* What to produce
Start at the line holding "Generate a Python", stop at the line holding "plt.rcParams['font.family'] = ['Lato', 'DejaVu", and repeat those lines exactly, both ends included; skip the pictures.

* Data listing

■ ■ ■

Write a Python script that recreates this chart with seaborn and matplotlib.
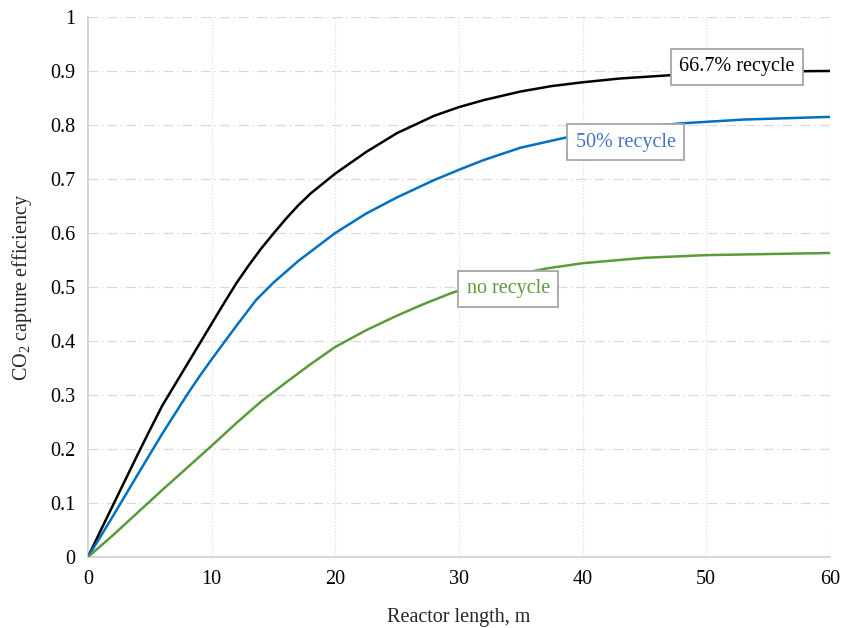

■ ■ ■

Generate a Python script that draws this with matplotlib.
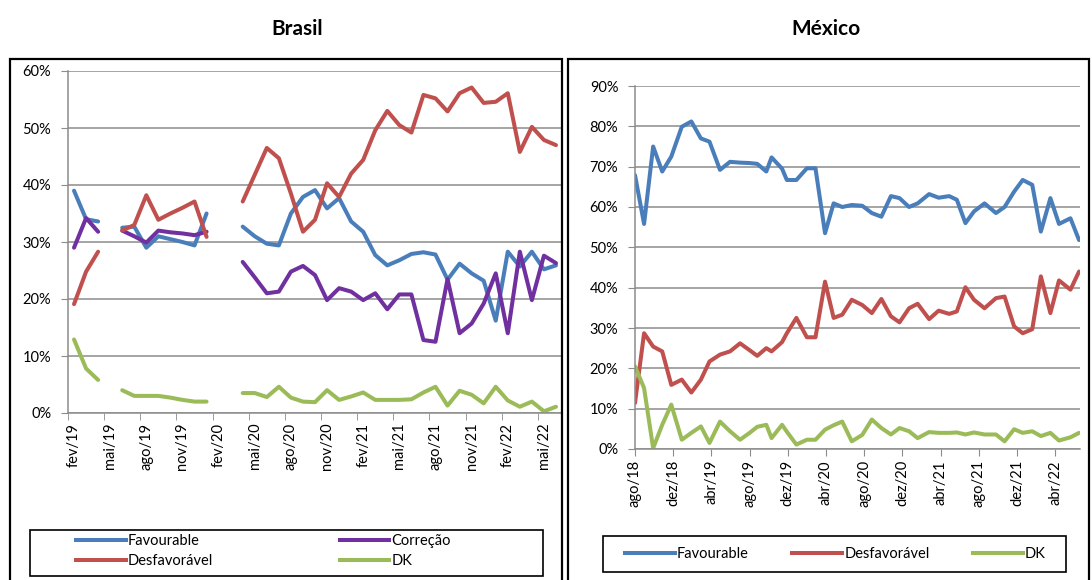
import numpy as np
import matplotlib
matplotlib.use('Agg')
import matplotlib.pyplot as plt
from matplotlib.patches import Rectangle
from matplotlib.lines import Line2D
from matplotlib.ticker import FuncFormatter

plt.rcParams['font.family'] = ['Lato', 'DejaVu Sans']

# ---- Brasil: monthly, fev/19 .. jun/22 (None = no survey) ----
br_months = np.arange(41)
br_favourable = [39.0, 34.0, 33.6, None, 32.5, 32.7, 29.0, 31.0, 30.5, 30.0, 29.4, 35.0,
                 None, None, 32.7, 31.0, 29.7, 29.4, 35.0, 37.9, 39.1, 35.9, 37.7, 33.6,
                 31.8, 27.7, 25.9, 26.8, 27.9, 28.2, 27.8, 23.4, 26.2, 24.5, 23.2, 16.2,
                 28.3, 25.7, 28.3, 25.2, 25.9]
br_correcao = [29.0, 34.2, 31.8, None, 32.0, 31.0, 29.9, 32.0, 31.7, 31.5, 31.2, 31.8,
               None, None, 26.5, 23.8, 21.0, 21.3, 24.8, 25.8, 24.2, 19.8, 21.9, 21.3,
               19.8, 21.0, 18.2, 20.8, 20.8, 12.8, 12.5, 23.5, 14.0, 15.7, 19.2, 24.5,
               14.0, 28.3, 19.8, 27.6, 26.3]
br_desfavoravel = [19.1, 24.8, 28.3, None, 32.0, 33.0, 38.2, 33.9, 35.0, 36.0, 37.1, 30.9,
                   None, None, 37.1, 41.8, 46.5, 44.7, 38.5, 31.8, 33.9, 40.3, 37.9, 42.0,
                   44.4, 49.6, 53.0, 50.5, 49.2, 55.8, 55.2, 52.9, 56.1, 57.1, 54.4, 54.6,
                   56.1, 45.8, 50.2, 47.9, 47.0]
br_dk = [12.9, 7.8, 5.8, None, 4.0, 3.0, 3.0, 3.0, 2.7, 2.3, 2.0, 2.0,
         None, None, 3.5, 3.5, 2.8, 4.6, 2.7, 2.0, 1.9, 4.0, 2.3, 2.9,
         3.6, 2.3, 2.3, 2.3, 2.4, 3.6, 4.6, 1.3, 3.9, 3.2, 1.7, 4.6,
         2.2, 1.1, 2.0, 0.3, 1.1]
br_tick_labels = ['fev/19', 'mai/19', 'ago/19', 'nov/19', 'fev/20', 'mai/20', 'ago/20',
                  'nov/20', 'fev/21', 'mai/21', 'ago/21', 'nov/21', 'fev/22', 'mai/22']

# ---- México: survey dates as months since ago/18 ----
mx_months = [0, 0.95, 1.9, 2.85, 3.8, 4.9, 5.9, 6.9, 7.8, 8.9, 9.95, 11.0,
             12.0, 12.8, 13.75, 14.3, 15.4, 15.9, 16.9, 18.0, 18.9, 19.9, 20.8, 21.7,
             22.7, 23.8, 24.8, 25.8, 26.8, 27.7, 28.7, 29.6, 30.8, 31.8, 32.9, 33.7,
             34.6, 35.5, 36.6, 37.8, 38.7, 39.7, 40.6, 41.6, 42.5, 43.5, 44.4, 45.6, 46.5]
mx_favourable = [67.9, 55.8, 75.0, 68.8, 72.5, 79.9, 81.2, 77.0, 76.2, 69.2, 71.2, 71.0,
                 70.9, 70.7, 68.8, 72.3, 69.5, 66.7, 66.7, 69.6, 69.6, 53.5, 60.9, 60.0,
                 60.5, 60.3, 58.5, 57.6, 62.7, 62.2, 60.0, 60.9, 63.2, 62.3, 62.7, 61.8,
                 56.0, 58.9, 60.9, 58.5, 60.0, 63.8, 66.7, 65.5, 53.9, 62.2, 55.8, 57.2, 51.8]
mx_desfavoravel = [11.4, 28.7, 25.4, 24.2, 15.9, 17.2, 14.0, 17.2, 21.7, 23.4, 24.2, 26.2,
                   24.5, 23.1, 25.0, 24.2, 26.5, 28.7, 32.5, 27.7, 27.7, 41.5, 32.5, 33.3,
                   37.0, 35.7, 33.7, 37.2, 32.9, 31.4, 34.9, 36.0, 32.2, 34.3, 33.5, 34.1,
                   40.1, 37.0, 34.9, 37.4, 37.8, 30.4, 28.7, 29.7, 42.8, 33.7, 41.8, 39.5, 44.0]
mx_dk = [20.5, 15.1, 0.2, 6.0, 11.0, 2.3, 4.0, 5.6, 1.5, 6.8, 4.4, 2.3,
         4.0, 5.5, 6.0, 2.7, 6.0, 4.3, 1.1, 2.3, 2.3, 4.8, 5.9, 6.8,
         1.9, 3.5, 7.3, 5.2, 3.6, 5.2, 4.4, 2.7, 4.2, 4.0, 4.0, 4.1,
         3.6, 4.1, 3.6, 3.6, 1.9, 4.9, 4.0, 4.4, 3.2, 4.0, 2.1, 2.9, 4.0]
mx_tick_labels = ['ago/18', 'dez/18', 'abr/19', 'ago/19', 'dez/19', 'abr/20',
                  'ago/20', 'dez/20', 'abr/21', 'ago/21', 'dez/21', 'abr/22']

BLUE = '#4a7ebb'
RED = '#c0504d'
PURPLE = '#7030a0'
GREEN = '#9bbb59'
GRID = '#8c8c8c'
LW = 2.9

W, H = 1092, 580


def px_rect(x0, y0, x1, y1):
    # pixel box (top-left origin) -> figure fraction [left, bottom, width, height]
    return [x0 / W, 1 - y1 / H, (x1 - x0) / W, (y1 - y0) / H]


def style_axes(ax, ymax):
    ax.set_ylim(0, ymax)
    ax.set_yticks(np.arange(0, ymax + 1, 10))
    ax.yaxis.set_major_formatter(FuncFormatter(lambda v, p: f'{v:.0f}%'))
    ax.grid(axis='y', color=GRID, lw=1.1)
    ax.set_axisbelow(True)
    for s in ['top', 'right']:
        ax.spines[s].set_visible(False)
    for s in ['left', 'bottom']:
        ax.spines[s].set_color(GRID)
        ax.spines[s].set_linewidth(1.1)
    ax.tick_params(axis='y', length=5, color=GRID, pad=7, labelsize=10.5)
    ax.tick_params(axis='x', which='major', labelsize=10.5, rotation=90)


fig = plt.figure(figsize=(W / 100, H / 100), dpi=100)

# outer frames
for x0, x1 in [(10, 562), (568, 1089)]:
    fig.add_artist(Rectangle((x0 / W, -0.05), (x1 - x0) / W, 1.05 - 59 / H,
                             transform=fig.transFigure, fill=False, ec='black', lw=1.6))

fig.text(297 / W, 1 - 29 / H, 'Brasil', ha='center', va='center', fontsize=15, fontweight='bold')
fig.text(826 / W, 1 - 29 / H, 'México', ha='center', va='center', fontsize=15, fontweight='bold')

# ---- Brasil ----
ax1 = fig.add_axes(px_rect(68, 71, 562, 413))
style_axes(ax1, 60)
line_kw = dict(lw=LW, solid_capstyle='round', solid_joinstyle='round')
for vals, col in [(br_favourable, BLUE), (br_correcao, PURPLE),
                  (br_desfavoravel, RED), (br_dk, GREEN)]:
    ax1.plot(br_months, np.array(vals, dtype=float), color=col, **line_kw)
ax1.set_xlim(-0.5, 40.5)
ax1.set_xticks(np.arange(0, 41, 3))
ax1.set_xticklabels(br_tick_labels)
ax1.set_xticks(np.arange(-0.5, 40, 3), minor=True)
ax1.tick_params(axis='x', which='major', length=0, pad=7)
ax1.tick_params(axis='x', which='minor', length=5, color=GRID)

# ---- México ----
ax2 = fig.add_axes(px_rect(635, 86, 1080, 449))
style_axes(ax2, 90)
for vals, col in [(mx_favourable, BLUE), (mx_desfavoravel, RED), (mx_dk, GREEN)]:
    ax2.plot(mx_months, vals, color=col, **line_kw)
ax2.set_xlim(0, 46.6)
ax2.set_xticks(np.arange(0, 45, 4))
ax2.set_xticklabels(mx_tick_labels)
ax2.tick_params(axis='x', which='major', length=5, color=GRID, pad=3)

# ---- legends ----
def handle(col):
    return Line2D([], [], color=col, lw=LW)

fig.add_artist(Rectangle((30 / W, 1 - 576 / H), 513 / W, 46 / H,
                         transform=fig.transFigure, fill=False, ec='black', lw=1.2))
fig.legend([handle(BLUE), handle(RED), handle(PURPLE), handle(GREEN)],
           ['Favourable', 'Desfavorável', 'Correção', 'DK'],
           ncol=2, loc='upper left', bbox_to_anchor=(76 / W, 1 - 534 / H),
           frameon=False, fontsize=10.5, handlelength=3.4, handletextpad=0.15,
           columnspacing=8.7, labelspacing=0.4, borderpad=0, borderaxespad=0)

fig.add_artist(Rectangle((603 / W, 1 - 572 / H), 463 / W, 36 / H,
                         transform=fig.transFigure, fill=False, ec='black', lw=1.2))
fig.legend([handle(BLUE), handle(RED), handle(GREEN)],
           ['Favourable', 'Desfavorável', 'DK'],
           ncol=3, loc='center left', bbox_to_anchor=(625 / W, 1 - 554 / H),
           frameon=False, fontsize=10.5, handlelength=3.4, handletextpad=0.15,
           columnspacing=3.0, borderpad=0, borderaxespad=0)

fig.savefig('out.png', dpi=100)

■ ■ ■

* Response for this exercise
Generate a Python script that draws this with matplotlib.
import numpy as np
import matplotlib
matplotlib.use('Agg')
import matplotlib.pyplot as plt
from matplotlib.patches import Rectangle
from matplotlib.lines import Line2D
from matplotlib.ticker import FuncFormatter

plt.rcParams['font.family'] = ['Lato', 'DejaVu Sans']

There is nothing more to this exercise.